А разве со щитом – это тоже пример иронии?
Конечно, почему нет? Щит здесь – знак, используемый совсем не так, как предполагалось. Что такое знак? Это то, что передает или означает некое сообщение. Его внешняя сторона, та, что отображает смысл (назовем ее означающее ), не меняется. А вот само это сообщение (или означаемое ) получается совсем иным. То есть знак внешне не изменился, но его смысл разошелся с тем, что вкладывался в него изначально.
Вот вам хороший пример. У Г. К. Честертона, современника Артура Конан Дойла, который тоже писал детективы, есть рассказ «Небесная стрела» (1926). Человека убили стрелой. Причина смерти совершенно очевидна и несомненна. Это плохо, потому что возникает неразрешимая загадка: его мог убить разве что Господь. Убитый находился в высокой башне с окнами под самым потолком. Пустить туда стрелу можно только с небес.

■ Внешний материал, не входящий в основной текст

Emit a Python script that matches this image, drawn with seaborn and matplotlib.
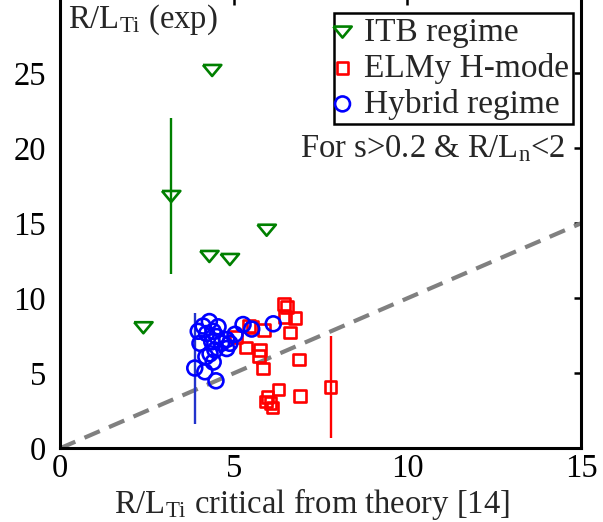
import numpy as np
import matplotlib
matplotlib.use("Agg")
import matplotlib.pyplot as plt
import seaborn as sns

# ITB regime
itb_x = [4.38, 3.20, 5.95, 4.30, 4.89, 2.40]
itb_y = [25.2, 16.8, 14.55, 12.8, 12.6, 8.05]
itb_err_idx = 1
itb_err = 5.2

# ELMy H-mode
elm_x = [6.45, 6.54, 6.47, 6.76, 6.62, 5.06, 5.44, 5.54, 5.88, 5.35,
         5.76, 5.73, 5.85, 6.88, 6.29, 6.91, 5.97, 5.93, 6.06, 6.12, 7.79]
elm_y = [9.6, 9.4, 8.77, 8.67, 7.73, 7.4, 8.15, 8.07, 7.89, 6.71,
         6.55, 6.15, 5.33, 5.93, 3.93, 3.49, 3.4, 3.11, 3.04, 2.73, 4.08]
elm_err_idx = 20
elm_err = 3.4

# Hybrid regime
hyb_x = [4.30, 4.12, 3.98, 4.22, 4.41, 4.51, 4.37, 4.03, 4.65, 4.80,
         4.89, 4.80, 4.46, 4.32, 4.41, 4.17, 3.88, 4.49, 5.27, 5.52,
         6.14, 5.04, 4.55, 4.20]
hyb_y = [8.45, 8.15, 7.8, 7.65, 7.8, 7.45, 7.1, 7.0, 7.0, 7.25,
         7.0, 6.65, 6.55, 6.3, 5.75, 5.1, 5.35, 4.5, 8.25, 7.95,
         8.3, 7.6, 8.1, 6.1]
hyb_err_idx = 16
hyb_err = 3.7

x_ticks = [0, 5, 10, 15]
y_ticks = [0, 5, 10, 15, 20, 25]

sns.set_style("white")
plt.rcParams["font.family"] = ["Liberation Serif", "DejaVu Serif"]
plt.rcParams["mathtext.fontset"] = "custom"
plt.rcParams["mathtext.rm"] = "Liberation Serif"
plt.rcParams["mathtext.it"] = "Liberation Serif:italic"

GREEN = "#008000"
RED = "#ff0000"
BLUE = "#0000ff"
FS = 23.5

fig = plt.figure(figsize=(6.03, 5.22), dpi=100)
ax = fig.add_axes([60 / 603, 1 - 448.3 / 522, 521 / 603, 450 / 522])

# flattened downward triangle
tri = np.array([[-1.0, 0.58], [1.0, 0.58], [0.0, -0.62], [-1.0, 0.58]])

# reference line y = x
ax.plot([0, 15], [0, 15], color="#808080", lw=3.0, ls=(0, (4.0, 2.4)),
        zorder=1)

# error bars
ax.vlines(itb_x[itb_err_idx], itb_y[itb_err_idx] - itb_err,
          itb_y[itb_err_idx] + itb_err, color=GREEN, lw=1.7, zorder=2)
ax.vlines(elm_x[elm_err_idx], elm_y[elm_err_idx] - elm_err,
          elm_y[elm_err_idx] + elm_err, color=RED, lw=1.7, zorder=2)
ax.vlines(hyb_x[hyb_err_idx], hyb_y[hyb_err_idx] - hyb_err,
          hyb_y[hyb_err_idx] + hyb_err, color="#2233cc", lw=1.7, zorder=2)

sns.scatterplot(x=itb_x, y=itb_y, ax=ax, marker=tri, s=175, color=GREEN,
                facecolor="none", edgecolor=GREEN, linewidth=1.9,
                label="ITB regime", zorder=3)
sns.scatterplot(x=elm_x, y=elm_y, ax=ax, marker="s", s=70, color=RED,
                facecolor="none", edgecolor=RED, linewidth=1.9,
                label="ELMy H-mode", zorder=3)
sns.scatterplot(x=hyb_x, y=hyb_y, ax=ax, marker="o", s=115, color=BLUE,
                facecolor="none", edgecolor=BLUE, linewidth=1.9,
                label="Hybrid regime", zorder=3)

ax.set_xlim(0, 15)
ax.set_ylim(0, 30)
ax.set_xticks(x_ticks)
ax.set_yticks(y_ticks)
ax.tick_params(direction="in", length=5, width=1.8, labelsize=FS,
               top=True, right=True, labeltop=False, labelright=False,
               colors="black")
ax.tick_params(axis="y", pad=10)
ax.tick_params(axis="x", pad=3.5)
for sp in ax.spines.values():
    sp.set_visible(True)
    sp.set_color("black")
    sp.set_linewidth(2.2)

ax.set_xlabel(r"R/L$_{\mathrm{Ti}}$ critical from theory [14]", fontsize=FS)
ax.xaxis.set_label_coords(0.483, -0.083)
ax.xaxis.label.set_va("top")
ax.text(0.015, 0.99, r"R/L$_{\mathrm{Ti}}$ (exp)", transform=ax.transAxes,
        fontsize=FS, ha="left", va="top")
ax.text(0.97, 0.665, r"For s>0.2 & R/L$_{\mathrm{n}}$<2", transform=ax.transAxes,
        fontsize=FS, ha="right", va="center")

leg = ax.legend(loc="upper right", bbox_to_anchor=(0.985, 0.967),
                borderaxespad=0, fontsize=24, frameon=True, fancybox=False,
                handletextpad=0.5, handlelength=0.3, borderpad=0.12,
                labelspacing=0.15)
leg.get_frame().set_edgecolor("black")
leg.get_frame().set_linewidth(1.8)
leg.get_frame().set_alpha(1)

fig.savefig("out.png", dpi=100)
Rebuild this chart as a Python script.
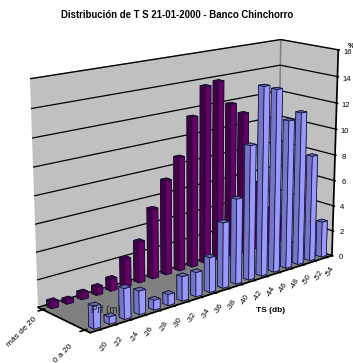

Отец Браун – постоянный герой Честертона, сыщик в рясе – некоторое время изучает дело, выслушивает самые разные истории, включая одну, которая должна бы совсем сбить его с толку: про то, как факиры в Индии умеют метнуть нож невообразимо далеко. Так может, и со стрелой тоже поколдовали факиры? Нет. История сразу же наводит отца Брауна на верный след: не было никакого выстрела с небес, был обыкновенный убийца в одной комнате с покойным. Если кинжал, который придуман для ближнего боя, можно метнуть и убить на расстоянии, то стрелой можно заколоть. Все, кроме отца Брауна, ошибочно полагают, что стрела может значить только одно. Да и наши представления о стрелах указывают лишь в одном направлении. Однако Честертон опрокидывает все наши ожидания. Оказывается, стрела – всего лишь обманка. В иронии, как и в детективах, очень важно вовремя сделать отвлекающий маневр. Сама-то стрела ничуть не изменилась: стрелы есть стрелы. Но кто сказал, что их можно применять лишь по прямому назначению?